Scots withdraw nearly £2.5bn less from ATMs during pandemic, new figures show


Consumers have withdrawn nearly £2.5 billion less from Scotland’s cash machines during the coronavirus pandemic, according to new figures.

Link, the UK’s main ATM network, has published data that shows a 52% drop in Scottish cash machine withdrawals between April and September this year compared to the same period in 2019.

The £2.47 billion drop is the third highest across the UK after London (£3.09 billion) and the south-east of England (£2.7 billion).

Currently there are 4,000 free-to-use ATMs across Scotland and 1,200 machines that charge a fee.

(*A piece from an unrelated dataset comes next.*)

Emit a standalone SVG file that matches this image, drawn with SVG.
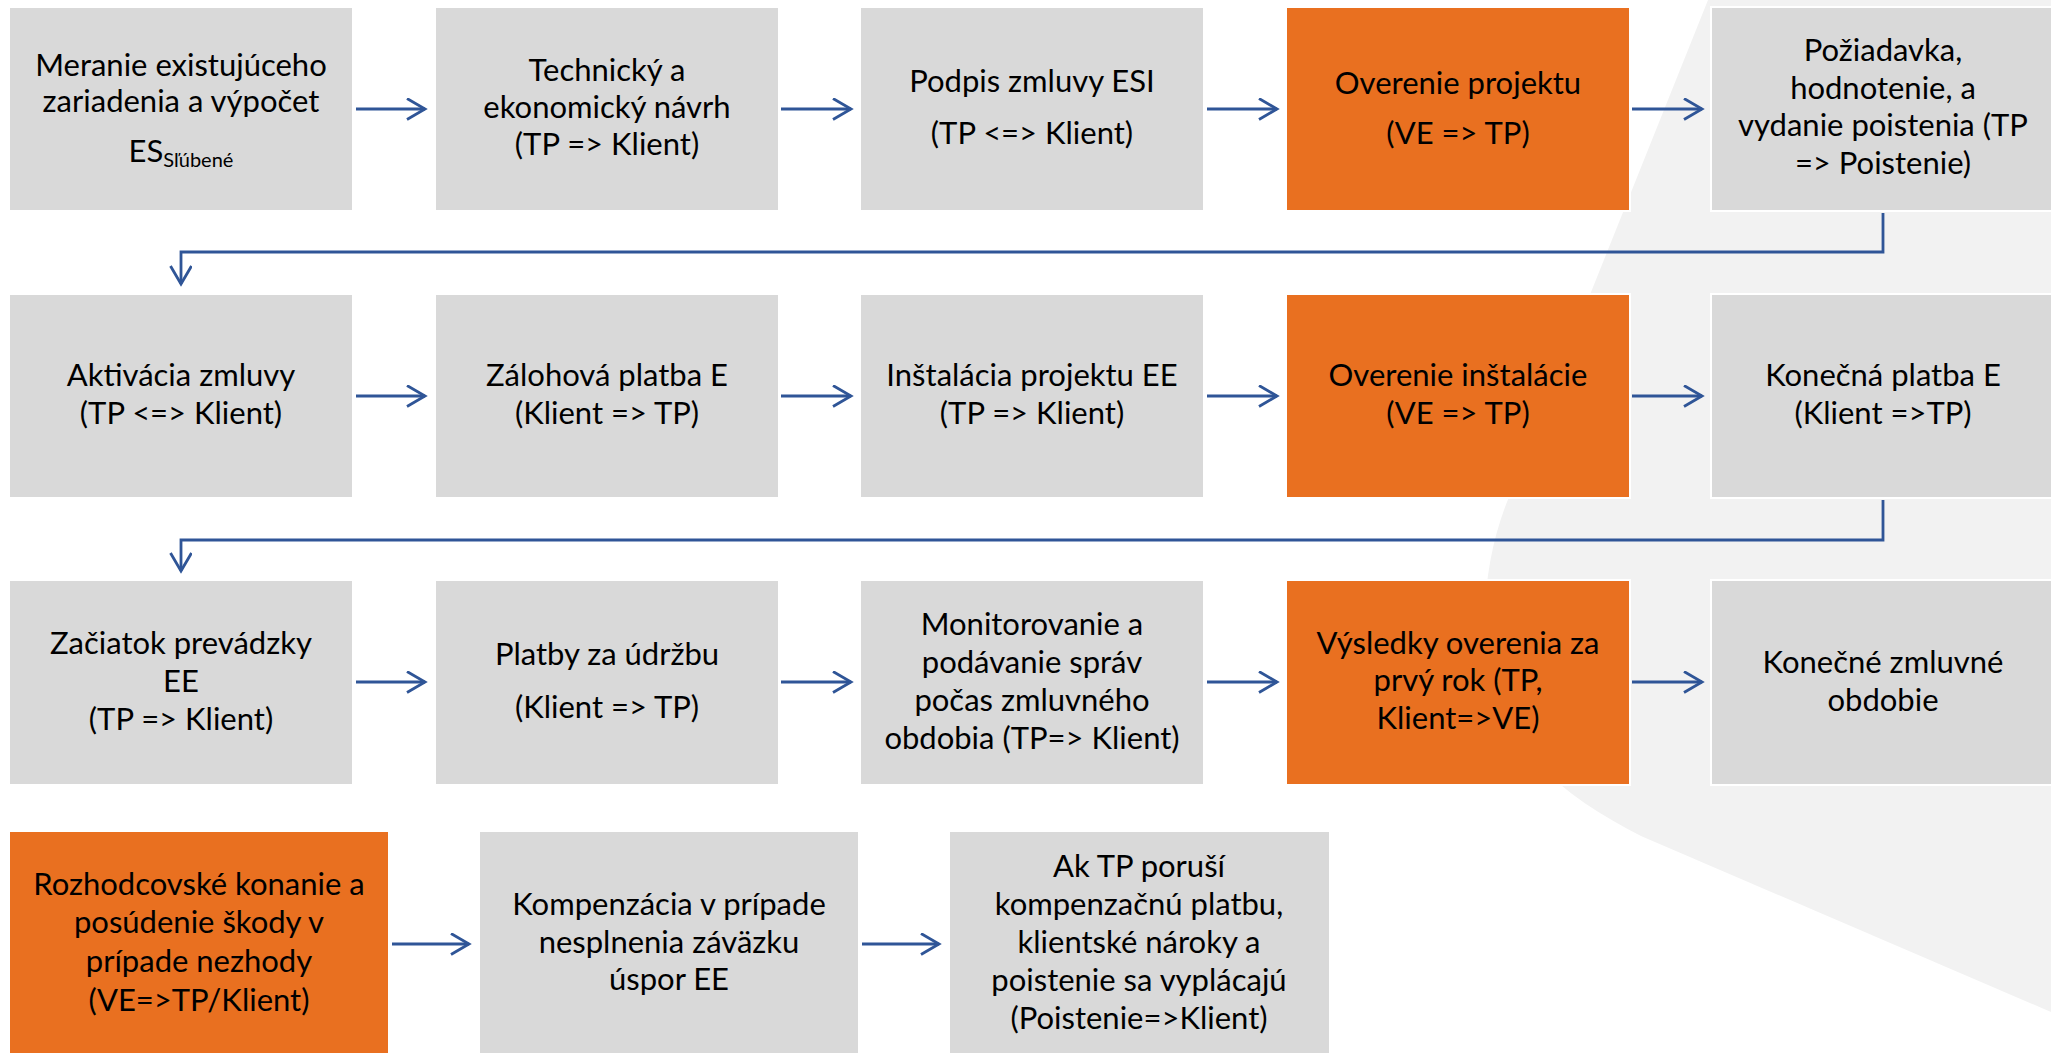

In the early stages of the pandemic, about 600 ATMs were closed either due to being located in premises shut by government restrictions – such as shops, airports and pubs – or for social distancing purposes at railway stations or supermarkets.

Link suggests about 50% of these had reopened by September.

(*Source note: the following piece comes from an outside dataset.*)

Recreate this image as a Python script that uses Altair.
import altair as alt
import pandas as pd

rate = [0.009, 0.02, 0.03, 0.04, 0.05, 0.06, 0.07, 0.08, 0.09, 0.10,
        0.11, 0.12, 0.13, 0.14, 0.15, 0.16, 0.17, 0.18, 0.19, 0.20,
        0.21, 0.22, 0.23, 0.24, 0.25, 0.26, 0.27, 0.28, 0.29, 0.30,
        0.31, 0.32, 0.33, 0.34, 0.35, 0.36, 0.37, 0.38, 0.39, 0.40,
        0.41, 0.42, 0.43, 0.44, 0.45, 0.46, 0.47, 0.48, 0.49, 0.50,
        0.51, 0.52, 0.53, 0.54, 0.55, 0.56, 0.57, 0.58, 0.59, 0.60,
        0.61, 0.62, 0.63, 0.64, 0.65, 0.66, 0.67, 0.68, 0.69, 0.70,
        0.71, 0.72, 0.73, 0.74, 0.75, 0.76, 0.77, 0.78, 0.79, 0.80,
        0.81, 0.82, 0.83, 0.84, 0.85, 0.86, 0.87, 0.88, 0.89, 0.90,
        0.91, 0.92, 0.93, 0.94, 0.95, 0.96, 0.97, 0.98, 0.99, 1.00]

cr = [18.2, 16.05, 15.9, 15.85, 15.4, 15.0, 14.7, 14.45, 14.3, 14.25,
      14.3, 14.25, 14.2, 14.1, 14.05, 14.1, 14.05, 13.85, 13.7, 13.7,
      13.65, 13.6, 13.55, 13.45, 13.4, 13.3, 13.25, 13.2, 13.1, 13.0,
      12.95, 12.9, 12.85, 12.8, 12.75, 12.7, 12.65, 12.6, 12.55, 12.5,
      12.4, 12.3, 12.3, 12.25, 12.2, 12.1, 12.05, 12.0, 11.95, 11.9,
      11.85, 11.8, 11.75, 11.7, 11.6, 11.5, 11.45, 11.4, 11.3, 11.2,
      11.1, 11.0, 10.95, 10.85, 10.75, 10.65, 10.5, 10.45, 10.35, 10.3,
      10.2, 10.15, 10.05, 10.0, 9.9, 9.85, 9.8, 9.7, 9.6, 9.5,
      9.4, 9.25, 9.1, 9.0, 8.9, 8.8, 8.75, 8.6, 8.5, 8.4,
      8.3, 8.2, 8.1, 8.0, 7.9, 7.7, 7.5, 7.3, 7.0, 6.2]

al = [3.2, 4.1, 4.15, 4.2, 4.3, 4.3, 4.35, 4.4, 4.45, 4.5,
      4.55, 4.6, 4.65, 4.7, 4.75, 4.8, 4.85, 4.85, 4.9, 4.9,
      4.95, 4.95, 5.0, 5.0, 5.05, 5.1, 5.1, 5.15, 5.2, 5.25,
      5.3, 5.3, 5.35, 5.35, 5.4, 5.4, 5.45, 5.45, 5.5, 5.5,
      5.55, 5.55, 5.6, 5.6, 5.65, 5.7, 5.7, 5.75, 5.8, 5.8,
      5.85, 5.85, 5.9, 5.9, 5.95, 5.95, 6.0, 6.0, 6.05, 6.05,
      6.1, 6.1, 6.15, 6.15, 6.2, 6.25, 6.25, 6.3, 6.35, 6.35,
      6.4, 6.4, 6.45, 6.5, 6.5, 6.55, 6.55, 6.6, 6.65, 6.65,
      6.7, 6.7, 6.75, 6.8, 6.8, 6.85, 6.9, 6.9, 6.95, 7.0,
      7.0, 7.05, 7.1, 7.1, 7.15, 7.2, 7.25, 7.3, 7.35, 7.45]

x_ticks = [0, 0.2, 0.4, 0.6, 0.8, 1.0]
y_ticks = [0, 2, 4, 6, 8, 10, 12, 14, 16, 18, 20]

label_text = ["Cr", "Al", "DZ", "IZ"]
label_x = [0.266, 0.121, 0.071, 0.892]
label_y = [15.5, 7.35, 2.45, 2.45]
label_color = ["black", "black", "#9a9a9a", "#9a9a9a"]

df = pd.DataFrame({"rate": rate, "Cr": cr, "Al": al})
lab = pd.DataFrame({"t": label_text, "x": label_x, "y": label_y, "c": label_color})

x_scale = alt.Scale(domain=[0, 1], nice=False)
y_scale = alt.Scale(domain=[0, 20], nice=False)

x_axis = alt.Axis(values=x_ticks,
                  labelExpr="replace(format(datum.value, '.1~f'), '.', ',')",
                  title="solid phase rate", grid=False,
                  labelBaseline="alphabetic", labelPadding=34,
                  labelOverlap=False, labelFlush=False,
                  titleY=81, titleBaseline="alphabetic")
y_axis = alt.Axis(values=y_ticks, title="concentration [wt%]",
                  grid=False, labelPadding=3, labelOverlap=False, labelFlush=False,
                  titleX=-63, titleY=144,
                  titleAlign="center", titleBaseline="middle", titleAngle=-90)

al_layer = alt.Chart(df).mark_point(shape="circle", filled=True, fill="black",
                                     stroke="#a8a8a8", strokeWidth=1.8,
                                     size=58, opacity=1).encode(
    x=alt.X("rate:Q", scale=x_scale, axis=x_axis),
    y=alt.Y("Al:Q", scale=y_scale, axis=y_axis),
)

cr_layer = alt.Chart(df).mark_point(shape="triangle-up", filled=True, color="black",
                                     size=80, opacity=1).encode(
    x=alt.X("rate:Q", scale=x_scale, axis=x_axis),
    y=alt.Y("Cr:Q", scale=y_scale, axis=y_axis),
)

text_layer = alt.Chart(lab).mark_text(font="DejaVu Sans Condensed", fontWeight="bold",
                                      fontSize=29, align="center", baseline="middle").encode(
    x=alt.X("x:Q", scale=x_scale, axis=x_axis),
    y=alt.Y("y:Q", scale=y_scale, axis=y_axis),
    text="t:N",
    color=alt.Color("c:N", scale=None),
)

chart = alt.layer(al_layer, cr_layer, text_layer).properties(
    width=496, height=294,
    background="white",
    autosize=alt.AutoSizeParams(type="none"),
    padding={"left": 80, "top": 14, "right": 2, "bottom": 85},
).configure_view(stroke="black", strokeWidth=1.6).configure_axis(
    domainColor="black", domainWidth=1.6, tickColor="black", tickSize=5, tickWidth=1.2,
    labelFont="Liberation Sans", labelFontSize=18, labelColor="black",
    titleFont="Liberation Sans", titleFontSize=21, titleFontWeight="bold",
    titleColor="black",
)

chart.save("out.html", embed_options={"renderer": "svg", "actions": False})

The figures also highlight the percentage decreases in UK Parliamentary constituencies across Scotland for the month of September.

Withdrawals were down 70.5% in Glasgow Central and 70.2% in Orkney and Shetland, while both Edinburgh East and Edinburgh North and Leith recorded a 66.4% drop.

At the other end of the scale, Glasgow North East had a decrease of 34.2%, with similar figures in Airdrie and Shotts (36%), Glasgow East (37.7%) and Rutherglen and Hamilton West (38.3%).

Nick Quin, head of financial inclusion at Link, said: “It is interesting to see stark differences in cash withdrawals across the country, most notably within Glasgow, but even from one town to the next.

“Some of this down to the fact that people aren’t visiting busy city centres or that the local ATM may have temporarily closed.

“More importantly, we can see that some communities are far more reliant on cash and quite often cards and digital payments don’t work for everyone.”

He added: “We’re delighted to see that the UK Government recently launched a consultation to protect access to cash.

“Covid-19 has changed payment habits, possibly forever, but cash still remains important and it’s vital we protect it.”